A knowledge of the junior series allows fans to track the progression of eye-catching talents, allows fans to construct a more comprehensive understanding of their favourite F1 drivers and enables fans to put driver market decisions in context.

Jenson Button performed admirably in 2016, so the decision to replace him with Belgian rookie Stoffel Vandoorne might have seemed strange. However, anyone who witnessed Stoffel’s steamrolling of a talented field of rivals en-route to the 2015 GP2 crown surely saw McLaren’s logic.

Similarly, whilst the paddock’s devil’s advocates sought to underline Jolyon Palmer’s GP2 title during his many F1 tribulations, those familiar with F2’s predecessor series would point out that the Brit required four attempts to take the crown, having failed to score a point during his first year.

F2 is a door to a deeper, better understanding of F1; a door that FOM must make wider in the future. But how should Liberty go about creating a wider F2 fanbase? Better promotion and wider availability appear logical starting points.

Whilst it is unlikely FOM would follow European F3 in making the series freely available over an online stream, it is puzzling that whilst F1 partially appears on British free-to-air television, its sister series requires a Sky Sports subscription. Both GP2 and GP3 have previously had free-to-air deals with British Eurosport, so it is not so hard to believe that this could be replicated in the future.

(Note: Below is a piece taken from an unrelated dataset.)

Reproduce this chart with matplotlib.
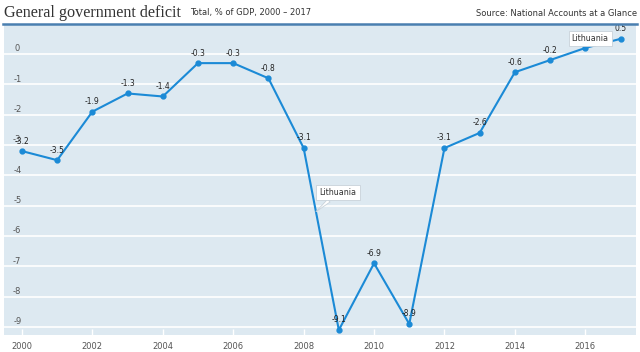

Credit: Zak Mauger/LAT Images/FIA Formula 2

Improvements to the coverage, such as pre-show features and compatibility with the F1 Timing App, would be easy to implement. F2 drivers also don’t have the corporate or time restraints of their more eminent peers, so a more prominent platform for the sport’s young hopefuls could, in turn, widen the horizons of F1 TV coverage.

Another small but potentially significant avenue could be through gaming. Whilst WRC2, Moto2 and Moto3 have been available through the official WRC and MotoGP games for many years, almost a decade of Codemasters F1 games has not seen any playable F2 features. A grid of spec-racing cars, without any need for any artificial equivalence, would surely be a welcome feature for multiplayer racers and would result in a wider recognition of F2 drivers and teams.

Given how simple it could be to bring F2 in line with the kind of salience Moto2 enjoys, FOM’s historic indifference towards the series is truly baffling.

The reasons for this appear little more than negligence: it is not as if F2 could ever challenge the dominance of the headline act. Whilst the FIA’s appropriation of the series last year resulted in nothing more than a name-change, surely it is now time for a proper revamp. F1 must now examine how to better utilize the first-class racing from the second tier.